- [Objective] Repeat every line of the data exactly, but not the pictures.
|---|
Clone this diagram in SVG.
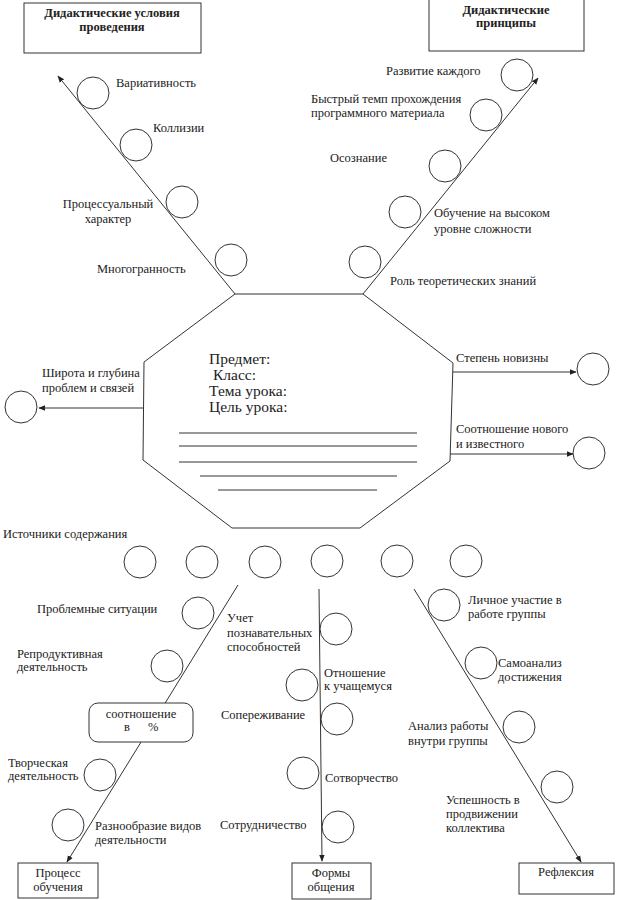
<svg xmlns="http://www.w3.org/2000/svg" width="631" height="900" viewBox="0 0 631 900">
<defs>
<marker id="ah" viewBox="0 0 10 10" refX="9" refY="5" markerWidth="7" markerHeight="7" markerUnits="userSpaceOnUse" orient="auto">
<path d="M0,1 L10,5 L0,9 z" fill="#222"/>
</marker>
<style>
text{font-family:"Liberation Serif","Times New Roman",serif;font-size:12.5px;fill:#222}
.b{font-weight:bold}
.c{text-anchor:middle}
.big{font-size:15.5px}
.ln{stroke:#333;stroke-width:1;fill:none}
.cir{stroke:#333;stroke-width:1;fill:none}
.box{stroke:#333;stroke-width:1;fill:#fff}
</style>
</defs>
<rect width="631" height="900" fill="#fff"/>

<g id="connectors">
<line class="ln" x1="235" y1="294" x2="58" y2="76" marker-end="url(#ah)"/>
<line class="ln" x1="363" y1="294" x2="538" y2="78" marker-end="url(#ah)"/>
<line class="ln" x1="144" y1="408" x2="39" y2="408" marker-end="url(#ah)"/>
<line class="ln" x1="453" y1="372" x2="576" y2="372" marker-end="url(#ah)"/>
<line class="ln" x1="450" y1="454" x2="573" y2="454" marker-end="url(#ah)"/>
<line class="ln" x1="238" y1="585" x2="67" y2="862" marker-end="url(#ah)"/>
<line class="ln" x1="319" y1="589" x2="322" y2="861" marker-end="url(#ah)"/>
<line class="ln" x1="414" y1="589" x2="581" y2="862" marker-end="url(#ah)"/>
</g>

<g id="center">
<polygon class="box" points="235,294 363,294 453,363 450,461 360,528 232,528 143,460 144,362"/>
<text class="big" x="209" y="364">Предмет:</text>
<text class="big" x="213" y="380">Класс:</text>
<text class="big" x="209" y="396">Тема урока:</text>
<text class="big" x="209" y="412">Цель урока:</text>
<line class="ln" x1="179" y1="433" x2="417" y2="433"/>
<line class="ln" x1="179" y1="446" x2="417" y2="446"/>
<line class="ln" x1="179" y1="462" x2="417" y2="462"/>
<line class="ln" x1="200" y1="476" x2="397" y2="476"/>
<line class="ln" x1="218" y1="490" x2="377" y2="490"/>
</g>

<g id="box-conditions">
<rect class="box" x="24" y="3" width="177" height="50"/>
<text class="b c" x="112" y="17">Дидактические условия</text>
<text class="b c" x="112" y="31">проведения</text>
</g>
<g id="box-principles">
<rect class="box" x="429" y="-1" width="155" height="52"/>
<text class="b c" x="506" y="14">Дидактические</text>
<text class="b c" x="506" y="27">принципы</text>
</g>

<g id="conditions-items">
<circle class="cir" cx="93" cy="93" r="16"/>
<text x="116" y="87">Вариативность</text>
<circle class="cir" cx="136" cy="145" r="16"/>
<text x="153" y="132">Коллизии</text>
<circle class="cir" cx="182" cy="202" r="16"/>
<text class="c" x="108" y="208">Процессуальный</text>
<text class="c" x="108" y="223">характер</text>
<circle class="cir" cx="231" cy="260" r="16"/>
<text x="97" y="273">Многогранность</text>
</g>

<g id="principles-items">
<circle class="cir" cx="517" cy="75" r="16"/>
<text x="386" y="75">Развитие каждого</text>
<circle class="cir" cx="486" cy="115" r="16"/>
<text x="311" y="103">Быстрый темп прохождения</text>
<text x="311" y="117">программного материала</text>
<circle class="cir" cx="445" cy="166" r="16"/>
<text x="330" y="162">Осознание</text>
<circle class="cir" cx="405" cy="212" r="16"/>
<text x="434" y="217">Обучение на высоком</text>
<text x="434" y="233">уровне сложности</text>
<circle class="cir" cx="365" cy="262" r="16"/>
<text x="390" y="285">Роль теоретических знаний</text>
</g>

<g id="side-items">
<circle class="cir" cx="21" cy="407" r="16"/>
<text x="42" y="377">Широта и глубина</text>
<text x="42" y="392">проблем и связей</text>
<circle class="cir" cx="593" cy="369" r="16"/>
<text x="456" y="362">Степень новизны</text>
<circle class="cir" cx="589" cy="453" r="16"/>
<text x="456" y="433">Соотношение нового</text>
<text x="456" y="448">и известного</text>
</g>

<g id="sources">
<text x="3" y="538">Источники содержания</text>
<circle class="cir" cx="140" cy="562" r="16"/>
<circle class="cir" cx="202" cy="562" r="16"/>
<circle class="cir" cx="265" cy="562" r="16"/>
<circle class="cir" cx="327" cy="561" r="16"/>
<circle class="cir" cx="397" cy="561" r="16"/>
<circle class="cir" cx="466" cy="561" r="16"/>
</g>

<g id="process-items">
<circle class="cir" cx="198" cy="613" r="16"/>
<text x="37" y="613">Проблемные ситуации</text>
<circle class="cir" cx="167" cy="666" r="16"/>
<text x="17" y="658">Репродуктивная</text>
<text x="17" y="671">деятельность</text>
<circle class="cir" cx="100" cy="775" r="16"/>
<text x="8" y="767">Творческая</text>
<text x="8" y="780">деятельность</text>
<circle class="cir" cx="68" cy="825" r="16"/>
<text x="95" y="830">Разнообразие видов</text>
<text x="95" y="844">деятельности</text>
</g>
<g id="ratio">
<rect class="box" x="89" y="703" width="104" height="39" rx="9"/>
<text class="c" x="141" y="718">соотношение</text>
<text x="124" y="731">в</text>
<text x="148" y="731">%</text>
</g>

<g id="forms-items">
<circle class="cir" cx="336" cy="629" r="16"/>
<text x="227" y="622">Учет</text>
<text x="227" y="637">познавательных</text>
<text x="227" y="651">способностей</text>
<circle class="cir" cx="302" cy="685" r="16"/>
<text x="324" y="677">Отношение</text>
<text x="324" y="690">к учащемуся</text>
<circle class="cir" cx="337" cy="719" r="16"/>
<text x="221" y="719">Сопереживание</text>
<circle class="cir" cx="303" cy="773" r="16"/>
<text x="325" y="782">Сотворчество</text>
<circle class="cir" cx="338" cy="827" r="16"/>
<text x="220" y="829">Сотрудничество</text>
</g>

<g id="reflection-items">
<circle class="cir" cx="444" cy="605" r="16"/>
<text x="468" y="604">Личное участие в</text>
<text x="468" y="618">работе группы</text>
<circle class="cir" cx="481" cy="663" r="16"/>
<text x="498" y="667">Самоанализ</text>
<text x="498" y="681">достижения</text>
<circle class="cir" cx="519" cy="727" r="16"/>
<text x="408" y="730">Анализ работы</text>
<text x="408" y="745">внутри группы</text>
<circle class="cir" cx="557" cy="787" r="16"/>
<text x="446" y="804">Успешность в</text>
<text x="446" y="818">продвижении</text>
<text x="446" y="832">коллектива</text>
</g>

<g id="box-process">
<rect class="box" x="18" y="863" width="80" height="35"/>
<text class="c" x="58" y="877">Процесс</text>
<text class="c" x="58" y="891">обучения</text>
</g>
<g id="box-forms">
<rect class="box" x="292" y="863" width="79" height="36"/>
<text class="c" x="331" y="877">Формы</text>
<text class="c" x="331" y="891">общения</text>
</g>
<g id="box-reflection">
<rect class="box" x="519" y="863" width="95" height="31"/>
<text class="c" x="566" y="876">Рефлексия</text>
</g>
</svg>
|---|
- [Exercise output]
Clone this diagram in SVG.
<svg xmlns="http://www.w3.org/2000/svg" width="631" height="900" viewBox="0 0 631 900">
<defs>
<marker id="ah" viewBox="0 0 10 10" refX="9" refY="5" markerWidth="7" markerHeight="7" markerUnits="userSpaceOnUse" orient="auto">
<path d="M0,1 L10,5 L0,9 z" fill="#222"/>
</marker>
<style>
text{font-family:"Liberation Serif","Times New Roman",serif;font-size:12.5px;fill:#222}
.b{font-weight:bold}
.c{text-anchor:middle}
.big{font-size:15.5px}
.ln{stroke:#333;stroke-width:1;fill:none}
.cir{stroke:#333;stroke-width:1;fill:none}
.box{stroke:#333;stroke-width:1;fill:#fff}
</style>
</defs>
<rect width="631" height="900" fill="#fff"/>

<g id="connectors">
<line class="ln" x1="235" y1="294" x2="58" y2="76" marker-end="url(#ah)"/>
<line class="ln" x1="363" y1="294" x2="538" y2="78" marker-end="url(#ah)"/>
<line class="ln" x1="144" y1="408" x2="39" y2="408" marker-end="url(#ah)"/>
<line class="ln" x1="453" y1="372" x2="576" y2="372" marker-end="url(#ah)"/>
<line class="ln" x1="450" y1="454" x2="573" y2="454" marker-end="url(#ah)"/>
<line class="ln" x1="238" y1="585" x2="67" y2="862" marker-end="url(#ah)"/>
<line class="ln" x1="319" y1="589" x2="322" y2="861" marker-end="url(#ah)"/>
<line class="ln" x1="414" y1="589" x2="581" y2="862" marker-end="url(#ah)"/>
</g>

<g id="center">
<polygon class="box" points="235,294 363,294 453,363 450,461 360,528 232,528 143,460 144,362"/>
<text class="big" x="209" y="364">Предмет:</text>
<text class="big" x="213" y="380">Класс:</text>
<text class="big" x="209" y="396">Тема урока:</text>
<text class="big" x="209" y="412">Цель урока:</text>
<line class="ln" x1="179" y1="433" x2="417" y2="433"/>
<line class="ln" x1="179" y1="446" x2="417" y2="446"/>
<line class="ln" x1="179" y1="462" x2="417" y2="462"/>
<line class="ln" x1="200" y1="476" x2="397" y2="476"/>
<line class="ln" x1="218" y1="490" x2="377" y2="490"/>
</g>

<g id="box-conditions">
<rect class="box" x="24" y="3" width="177" height="50"/>
<text class="b c" x="112" y="17">Дидактические условия</text>
<text class="b c" x="112" y="31">проведения</text>
</g>
<g id="box-principles">
<rect class="box" x="429" y="-1" width="155" height="52"/>
<text class="b c" x="506" y="14">Дидактические</text>
<text class="b c" x="506" y="27">принципы</text>
</g>

<g id="conditions-items">
<circle class="cir" cx="93" cy="93" r="16"/>
<text x="116" y="87">Вариативность</text>
<circle class="cir" cx="136" cy="145" r="16"/>
<text x="153" y="132">Коллизии</text>
<circle class="cir" cx="182" cy="202" r="16"/>
<text class="c" x="108" y="208">Процессуальный</text>
<text class="c" x="108" y="223">характер</text>
<circle class="cir" cx="231" cy="260" r="16"/>
<text x="97" y="273">Многогранность</text>
</g>

<g id="principles-items">
<circle class="cir" cx="517" cy="75" r="16"/>
<text x="386" y="75">Развитие каждого</text>
<circle class="cir" cx="486" cy="115" r="16"/>
<text x="311" y="103">Быстрый темп прохождения</text>
<text x="311" y="117">программного материала</text>
<circle class="cir" cx="445" cy="166" r="16"/>
<text x="330" y="162">Осознание</text>
<circle class="cir" cx="405" cy="212" r="16"/>
<text x="434" y="217">Обучение на высоком</text>
<text x="434" y="233">уровне сложности</text>
<circle class="cir" cx="365" cy="262" r="16"/>
<text x="390" y="285">Роль теоретических знаний</text>
</g>

<g id="side-items">
<circle class="cir" cx="21" cy="407" r="16"/>
<text x="42" y="377">Широта и глубина</text>
<text x="42" y="392">проблем и связей</text>
<circle class="cir" cx="593" cy="369" r="16"/>
<text x="456" y="362">Степень новизны</text>
<circle class="cir" cx="589" cy="453" r="16"/>
<text x="456" y="433">Соотношение нового</text>
<text x="456" y="448">и известного</text>
</g>

<g id="sources">
<text x="3" y="538">Источники содержания</text>
<circle class="cir" cx="140" cy="562" r="16"/>
<circle class="cir" cx="202" cy="562" r="16"/>
<circle class="cir" cx="265" cy="562" r="16"/>
<circle class="cir" cx="327" cy="561" r="16"/>
<circle class="cir" cx="397" cy="561" r="16"/>
<circle class="cir" cx="466" cy="561" r="16"/>
</g>

<g id="process-items">
<circle class="cir" cx="198" cy="613" r="16"/>
<text x="37" y="613">Проблемные ситуации</text>
<circle class="cir" cx="167" cy="666" r="16"/>
<text x="17" y="658">Репродуктивная</text>
<text x="17" y="671">деятельность</text>
<circle class="cir" cx="100" cy="775" r="16"/>
<text x="8" y="767">Творческая</text>
<text x="8" y="780">деятельность</text>
<circle class="cir" cx="68" cy="825" r="16"/>
<text x="95" y="830">Разнообразие видов</text>
<text x="95" y="844">деятельности</text>
</g>
<g id="ratio">
<rect class="box" x="89" y="703" width="104" height="39" rx="9"/>
<text class="c" x="141" y="718">соотношение</text>
<text x="124" y="731">в</text>
<text x="148" y="731">%</text>
</g>

<g id="forms-items">
<circle class="cir" cx="336" cy="629" r="16"/>
<text x="227" y="622">Учет</text>
<text x="227" y="637">познавательных</text>
<text x="227" y="651">способностей</text>
<circle class="cir" cx="302" cy="685" r="16"/>
<text x="324" y="677">Отношение</text>
<text x="324" y="690">к учащемуся</text>
<circle class="cir" cx="337" cy="719" r="16"/>
<text x="221" y="719">Сопереживание</text>
<circle class="cir" cx="303" cy="773" r="16"/>
<text x="325" y="782">Сотворчество</text>
<circle class="cir" cx="338" cy="827" r="16"/>
<text x="220" y="829">Сотрудничество</text>
</g>

<g id="reflection-items">
<circle class="cir" cx="444" cy="605" r="16"/>
<text x="468" y="604">Личное участие в</text>
<text x="468" y="618">работе группы</text>
<circle class="cir" cx="481" cy="663" r="16"/>
<text x="498" y="667">Самоанализ</text>
<text x="498" y="681">достижения</text>
<circle class="cir" cx="519" cy="727" r="16"/>
<text x="408" y="730">Анализ работы</text>
<text x="408" y="745">внутри группы</text>
<circle class="cir" cx="557" cy="787" r="16"/>
<text x="446" y="804">Успешность в</text>
<text x="446" y="818">продвижении</text>
<text x="446" y="832">коллектива</text>
</g>

<g id="box-process">
<rect class="box" x="18" y="863" width="80" height="35"/>
<text class="c" x="58" y="877">Процесс</text>
<text class="c" x="58" y="891">обучения</text>
</g>
<g id="box-forms">
<rect class="box" x="292" y="863" width="79" height="36"/>
<text class="c" x="331" y="877">Формы</text>
<text class="c" x="331" y="891">общения</text>
</g>
<g id="box-reflection">
<rect class="box" x="519" y="863" width="95" height="31"/>
<text class="c" x="566" y="876">Рефлексия</text>
</g>
</svg>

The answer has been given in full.